Private education has been deemed a privilege in the United Kingdom, with parents sending their children to private schools in hopes of a better life and a better career for their offspring.

However, is private school really worth the pennies and should parents be pressurised to spend a fortune on an education that might just not stick?

The Price of Private Schools

It costs, on average, £5, 700 a term for parents and guardians to send their child to private school and an even more pricey £11, 228 for those who want their children to attend a boarding school instead.

It’s a little cheaper for those that only attend private school during the day time. It appears the price of private education has risen over the years and will continue to do so. Private education can start from nursery, all the way through primary and secondary school and then onto college – that’s a lot of terms, and a lot of fees.

‘Private school fees reach £17,000 per year on average’ – The Independent

However, it seems that more and more children are receiving financial support to attend private schools, through scholarships, bursaries, grants and other support offered by the schools themselves.

This may mean that the elitist perspective of private and boarding schools is changing in the current age as many children can access the education without the financial aid of their parents, but by the quality of their work and dedication.

Why Private Education?

Private schools are favoured by parents because of their renowned all-round education opportunities, astounding level of care and academia and the prospects offered out of the classroom.

Private education is thought to open a lot more doors after the course of education has been completed, including better colleges and universities. The amount of pupils attending private schools is actually the highest it has been since 1974.

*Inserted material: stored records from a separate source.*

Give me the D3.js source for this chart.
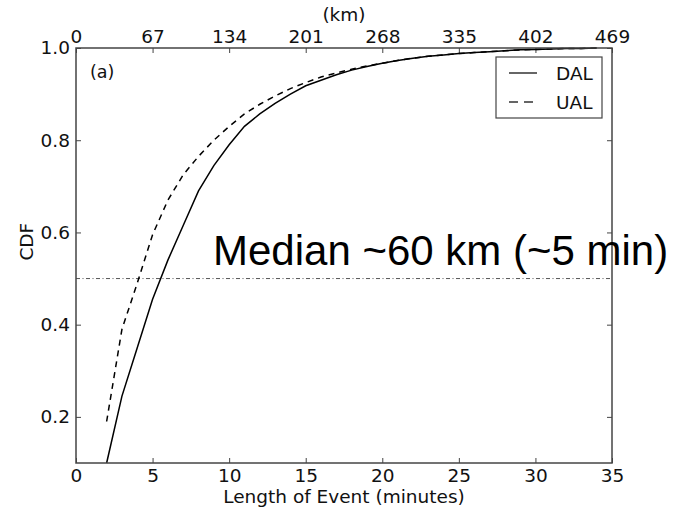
<!DOCTYPE html>
<html>
<head>
<meta charset="utf-8">
<script src="https://cdn.jsdelivr.net/npm/d3@7"></script>
<style>
  body { margin: 0; background: #fff; }
  text { font-family: "DejaVu Sans", sans-serif; }
</style>
</head>
<body>
<script>
// minutes on the x axis
const minutes = [2, 3, 4, 5, 6, 7, 8, 9, 10, 11, 12, 13, 14, 15, 16, 17, 18, 19, 20,
  21, 22, 23, 24, 25, 26, 27, 28, 29, 30, 31, 32, 33, 34];

const dalCdf = [0.10, 0.245, 0.35, 0.455, 0.54, 0.615, 0.69, 0.745, 0.79, 0.83, 0.857, 0.88, 0.90,
  0.918, 0.93, 0.942, 0.952, 0.96, 0.967, 0.973, 0.978, 0.982, 0.985, 0.988, 0.99, 0.992,
  0.994, 0.996, 0.997, 0.998, 0.999, 0.999, 1.0];

const ualCdf = [0.19, 0.39, 0.49, 0.595, 0.67, 0.725, 0.765, 0.80, 0.83, 0.857, 0.878, 0.896, 0.912,
  0.925, 0.937, 0.946, 0.954, 0.961, 0.967, 0.973, 0.978, 0.982, 0.985, 0.988, 0.99, 0.992,
  0.994, 0.996, 0.997, 0.998, 0.999, 0.999, 1.0];

const seriesNames = ["DAL", "UAL"];
const minuteTicks = [0, 5, 10, 15, 20, 25, 30, 35];
const kmTicks = [0, 67, 134, 201, 268, 335, 402, 469];
const cdfTicks = [0.2, 0.4, 0.6, 0.8, 1.0];
const medianValue = 0.5;

const width = 688, height = 509;
const margin = {top: 48, right: 76, bottom: 46, left: 76};
const w = width - margin.left - margin.right;
const h = height - margin.top - margin.bottom;

const svg = d3.select("body").append("svg")
  .attr("width", width)
  .attr("height", height);

const x = d3.scaleLinear().domain([0, 35]).range([0, w]);
const xKm = d3.scaleLinear().domain([0, 469]).range([0, w]);
const y = d3.scaleLinear().domain([0.1, 1.0]).range([h, 0]);

const g = svg.append("g")
  .attr("transform", "translate(" + margin.left + "," + margin.top + ")");

// axes with inward ticks, matplotlib style
const fontSize = 18.5;

const axisBottom = g.append("g")
  .attr("transform", "translate(0," + h + ")")
  .call(d3.axisBottom(x).tickValues(minuteTicks).tickSize(-5).tickPadding(6));

const axisTop = g.append("g")
  .call(d3.axisTop(xKm).tickValues(kmTicks).tickSize(-5).tickPadding(5));

const axisLeft = g.append("g")
  .call(d3.axisLeft(y).tickValues(cdfTicks).tickFormat(d3.format(".1f")).tickSize(-5).tickPadding(6));

const axisRight = g.append("g")
  .attr("transform", "translate(" + w + ",0)")
  .call(d3.axisRight(y).tickValues(cdfTicks).tickFormat("").tickSize(-5));

[axisBottom, axisTop, axisLeft, axisRight].forEach(a => {
  a.select(".domain").remove();
  a.selectAll(".tick line").attr("stroke", "#444");
  a.selectAll("text")
    .attr("font-family", "DejaVu Sans")
    .attr("font-size", fontSize)
    .attr("fill", "#111");
});

// median line
g.append("line")
  .attr("x1", 0).attr("x2", w)
  .attr("y1", y(medianValue)).attr("y2", y(medianValue))
  .attr("stroke", "#555")
  .attr("stroke-width", 1)
  .attr("stroke-dasharray", "4,2.5,1,2.5");

const line = d3.line()
  .x(d => x(d[0]))
  .y(d => y(d[1]));

g.append("path")
  .datum(minutes.map((m, i) => [m, dalCdf[i]]))
  .attr("d", line)
  .attr("fill", "none")
  .attr("stroke", "#000")
  .attr("stroke-width", 1.5);

g.append("path")
  .datum(minutes.map((m, i) => [m, ualCdf[i]]))
  .attr("d", line)
  .attr("fill", "none")
  .attr("stroke", "#000")
  .attr("stroke-width", 1.5)
  .attr("stroke-dasharray", "6,5");

// frame
g.append("rect")
  .attr("width", w).attr("height", h)
  .attr("fill", "none")
  .attr("stroke", "#444")
  .attr("stroke-width", 1.5);

// legend
const legend = g.append("g").attr("transform", "translate(" + (496 - margin.left) + "," + (57 - margin.top) + ")");
legend.append("rect")
  .attr("width", 106).attr("height", 61)
  .attr("fill", "#fff")
  .attr("stroke", "#444")
  .attr("stroke-width", 1.2);

seriesNames.forEach((name, i) => {
  const ly = 16 + i * 29;
  legend.append("line")
    .attr("x1", 13).attr("x2", 41)
    .attr("y1", ly).attr("y2", ly)
    .attr("stroke", "#333")
    .attr("stroke-width", 1.5)
    .attr("stroke-dasharray", i === 0 ? null : "9,6");
  legend.append("text")
    .attr("x", 60).attr("y", ly)
    .attr("dy", "0.36em")
    .attr("font-size", fontSize)
    .attr("fill", "#111")
    .text(name);
});

// labels
g.append("text")
  .attr("x", 14).attr("y", 30)
  .attr("font-size", fontSize - 1)
  .attr("fill", "#111")
  .text("(a)");

svg.append("text")
  .attr("x", margin.left + w / 2).attr("y", 503)
  .attr("text-anchor", "middle")
  .attr("font-size", fontSize)
  .attr("fill", "#111")
  .text("Length of Event (minutes)");

svg.append("text")
  .attr("x", margin.left + w / 2).attr("y", 21)
  .attr("text-anchor", "middle")
  .attr("font-size", fontSize)
  .attr("fill", "#111")
  .text("(km)");

svg.append("text")
  .attr("transform", "translate(33," + (margin.top + y(0.58)) + ") rotate(-90)")
  .attr("text-anchor", "middle")
  .attr("font-size", fontSize)
  .attr("fill", "#111")
  .text("CDF");

svg.append("text")
  .attr("x", 213).attr("y", 265)
  .style("font-family", "'Liberation Sans', Arial, sans-serif")
  .attr("font-size", 42)
  .attr("fill", "#000")
  .text("Median ~60 km (~5 min)");
</script>
</body>
</html>
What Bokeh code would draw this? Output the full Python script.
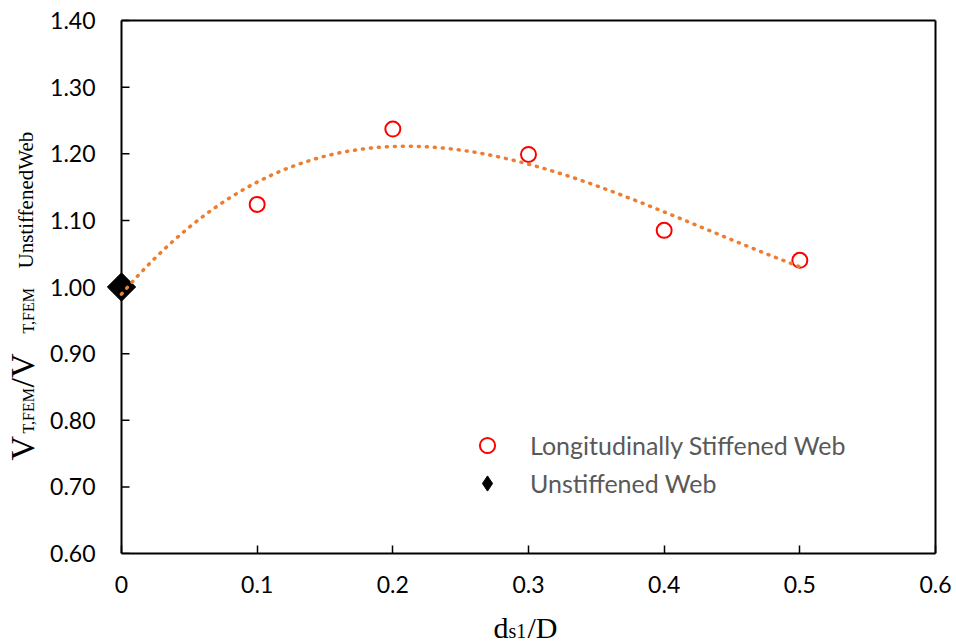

Private schools save the taxpayer more than £3.5 billion-a-year by educating more than half-a-million pupils - TES

Private schools are often viewed as the platform to give children a better chance in life to grow and succeed. Many parents are amazed by the caring network in the schools and the quality of the teachers and assistants that work there.

Lots of parents will find private schools more helpful to coincide with their busy lives too. Private schools highlight their high levels of care, so that parents do not have to worry about their child while they’re at school. Often educational activities will happen outside of school hours too, so parents can work longer shifts at work, focus on what needs to be done at home and have a little extra time to themselves during the evening.

The private education environment prides itself of strong discipline and high standards and have based everything around the ideology that for a child to thrive in a classroom, they must have both time and attention – exactly what a private educator can offer.

However, private schools do have a bad reputation for their monetised approach to education and cause controversy to the idea that every child should have an equal chance at life. Nevertheless, it is simply down to the parent to decide whether their children would benefit from private education.